## Start
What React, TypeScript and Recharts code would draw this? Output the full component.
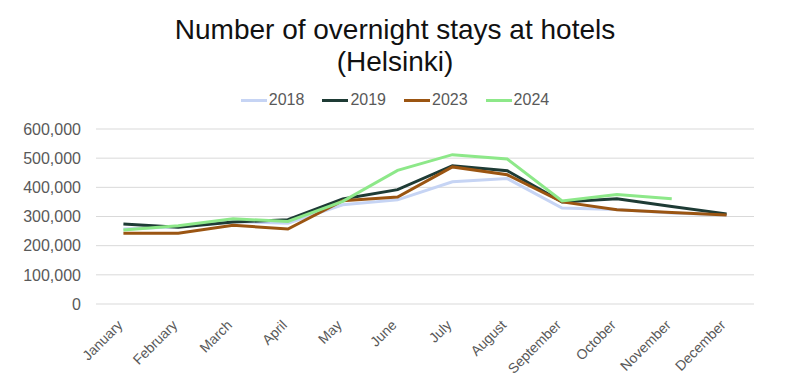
import React from "react";
import { LineChart, Line, XAxis, YAxis, CartesianGrid } from "recharts";

const months = ["January", "February", "March", "April", "May", "June", "July", "August", "September", "October", "November", "December"];
const stays2018 = [257000, 265000, 283000, 277000, 340000, 357000, 419000, 430000, 329000, 324000, 312000, 305000];
const stays2019 = [274000, 263000, 281000, 289000, 360000, 392000, 474000, 457000, 350000, 361000, 334000, 309000];
const stays2023 = [243000, 243000, 270000, 257000, 354000, 367000, 470000, 443000, 350000, 323000, 314000, 305000];
const stays2024 = [254000, 268000, 292000, 283000, 352000, 458000, 512000, 497000, 353000, 375000, 361000, null];
const yTicks = [0, 100000, 200000, 300000, 400000, 500000, 600000];

const series = [
  { key: "2018", values: stays2018, color: "#c6d4f4" },
  { key: "2019", values: stays2019, color: "#1e3b35" },
  { key: "2023", values: stays2023, color: "#9b5512" },
  { key: "2024", values: stays2024, color: "#8de889" },
];

const data = months.map((m, i) => {
  const row: Record<string, any> = { month: m };
  series.forEach((s) => {
    row[s.key] = s.values[i];
  });
  return row;
});

const FONT = "'Liberation Sans', Arial, sans-serif";

const XTick = (props: any) => {
  const { x, y, payload } = props;
  return (
    <g transform={`translate(${x},${y + 20})`}>
      <text x={0} y={0} textAnchor="end" transform="rotate(-45)" fill="#595959" fontSize={14} fontFamily={FONT}>
        {payload.value}
      </text>
    </g>
  );
};

const fmt = (v: number) => v.toLocaleString("en-US");

export default function App() {
  return (
    <div style={{ position: "absolute", left: 0, top: 0, width: 790, height: 390, background: "#fff", fontFamily: FONT }}>
      <div style={{ position: "absolute", left: 0, top: 14, width: 790, textAlign: "center", fontSize: 28, lineHeight: "32px", color: "#111" }}>
        <div>Number of overnight stays at hotels</div>
        <div>(Helsinki)</div>
      </div>
      <div style={{ position: "absolute", left: 0, top: 90, width: 790, display: "flex", justifyContent: "center", fontSize: 16, lineHeight: "20px", color: "#595959" }}>
        {series.map((s, i) => (
          <div key={s.key} style={{ display: "flex", alignItems: "center", marginRight: i < series.length - 1 ? 18 : 0 }}>
            <span style={{ display: "inline-block", width: 26, height: 3, background: s.color, marginRight: 2 }} />
            <span>{s.key}</span>
          </div>
        ))}
      </div>
      <LineChart width={790} height={390} data={data} margin={{ top: 129, right: 36, left: 16, bottom: 6 }}>
        <CartesianGrid vertical={false} stroke="#d9d9d9" strokeWidth={1} />
        <XAxis dataKey="month" scale="band" axisLine={false} tickLine={false} tickSize={0} tick={<XTick />} interval={0} height={80} />
        <YAxis
          domain={[0, 600000]}
          ticks={yTicks}
          axisLine={false}
          tickLine={false}
          tickSize={0}
          tickMargin={15}
          width={80}
          tickFormatter={fmt}
          tick={{ fill: "#595959", fontSize: 16, fontFamily: FONT }}
        />
        {series.map((s) => (
          <Line
            key={s.key}
            dataKey={s.key}
            stroke={s.color}
            strokeWidth={3}
            dot={false}
            activeDot={false}
            isAnimationActive={false}
            connectNulls={false}
          />
        ))}
      </LineChart>
    </div>
  );
}
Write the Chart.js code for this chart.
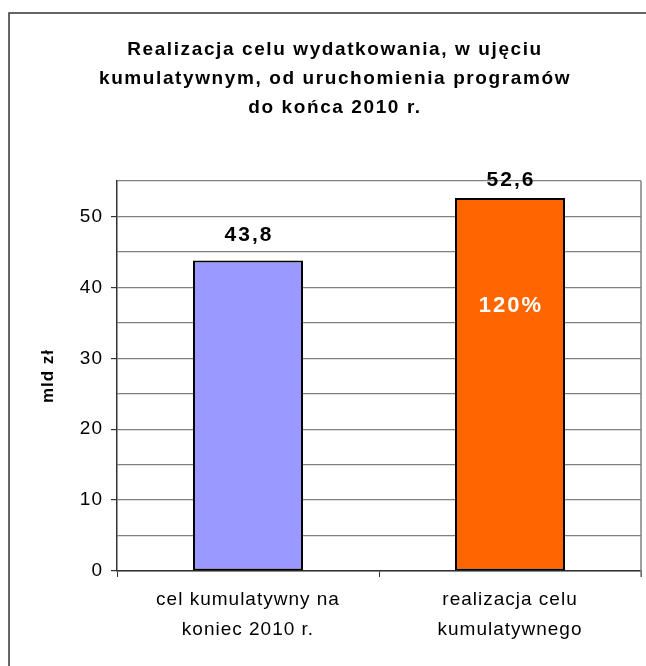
## End
Description of the task: Leave out the pictures and give the rest of the records again exactly.

Correct answer:
What React, TypeScript and Recharts code would draw this? Output the full component.
import React from "react";
import { LineChart, Line, XAxis, YAxis, CartesianGrid } from "recharts";

const months = ["January", "February", "March", "April", "May", "June", "July", "August", "September", "October", "November", "December"];
const stays2018 = [257000, 265000, 283000, 277000, 340000, 357000, 419000, 430000, 329000, 324000, 312000, 305000];
const stays2019 = [274000, 263000, 281000, 289000, 360000, 392000, 474000, 457000, 350000, 361000, 334000, 309000];
const stays2023 = [243000, 243000, 270000, 257000, 354000, 367000, 470000, 443000, 350000, 323000, 314000, 305000];
const stays2024 = [254000, 268000, 292000, 283000, 352000, 458000, 512000, 497000, 353000, 375000, 361000, null];
const yTicks = [0, 100000, 200000, 300000, 400000, 500000, 600000];

const series = [
  { key: "2018", values: stays2018, color: "#c6d4f4" },
  { key: "2019", values: stays2019, color: "#1e3b35" },
  { key: "2023", values: stays2023, color: "#9b5512" },
  { key: "2024", values: stays2024, color: "#8de889" },
];

const data = months.map((m, i) => {
  const row: Record<string, any> = { month: m };
  series.forEach((s) => {
    row[s.key] = s.values[i];
  });
  return row;
});

const FONT = "'Liberation Sans', Arial, sans-serif";

const XTick = (props: any) => {
  const { x, y, payload } = props;
  return (
    <g transform={`translate(${x},${y + 20})`}>
      <text x={0} y={0} textAnchor="end" transform="rotate(-45)" fill="#595959" fontSize={14} fontFamily={FONT}>
        {payload.value}
      </text>
    </g>
  );
};

const fmt = (v: number) => v.toLocaleString("en-US");

export default function App() {
  return (
    <div style={{ position: "absolute", left: 0, top: 0, width: 790, height: 390, background: "#fff", fontFamily: FONT }}>
      <div style={{ position: "absolute", left: 0, top: 14, width: 790, textAlign: "center", fontSize: 28, lineHeight: "32px", color: "#111" }}>
        <div>Number of overnight stays at hotels</div>
        <div>(Helsinki)</div>
      </div>
      <div style={{ position: "absolute", left: 0, top: 90, width: 790, display: "flex", justifyContent: "center", fontSize: 16, lineHeight: "20px", color: "#595959" }}>
        {series.map((s, i) => (
          <div key={s.key} style={{ display: "flex", alignItems: "center", marginRight: i < series.length - 1 ? 18 : 0 }}>
            <span style={{ display: "inline-block", width: 26, height: 3, background: s.color, marginRight: 2 }} />
            <span>{s.key}</span>
          </div>
        ))}
      </div>
      <LineChart width={790} height={390} data={data} margin={{ top: 129, right: 36, left: 16, bottom: 6 }}>
        <CartesianGrid vertical={false} stroke="#d9d9d9" strokeWidth={1} />
        <XAxis dataKey="month" scale="band" axisLine={false} tickLine={false} tickSize={0} tick={<XTick />} interval={0} height={80} />
        <YAxis
          domain={[0, 600000]}
          ticks={yTicks}
          axisLine={false}
          tickLine={false}
          tickSize={0}
          tickMargin={15}
          width={80}
          tickFormatter={fmt}
          tick={{ fill: "#595959", fontSize: 16, fontFamily: FONT }}
        />
        {series.map((s) => (
          <Line
            key={s.key}
            dataKey={s.key}
            stroke={s.color}
            strokeWidth={3}
            dot={false}
            activeDot={false}
            isAnimationActive={false}
            connectNulls={false}
          />
        ))}
      </LineChart>
    </div>
  );
}
Write the Chart.js code for this chart.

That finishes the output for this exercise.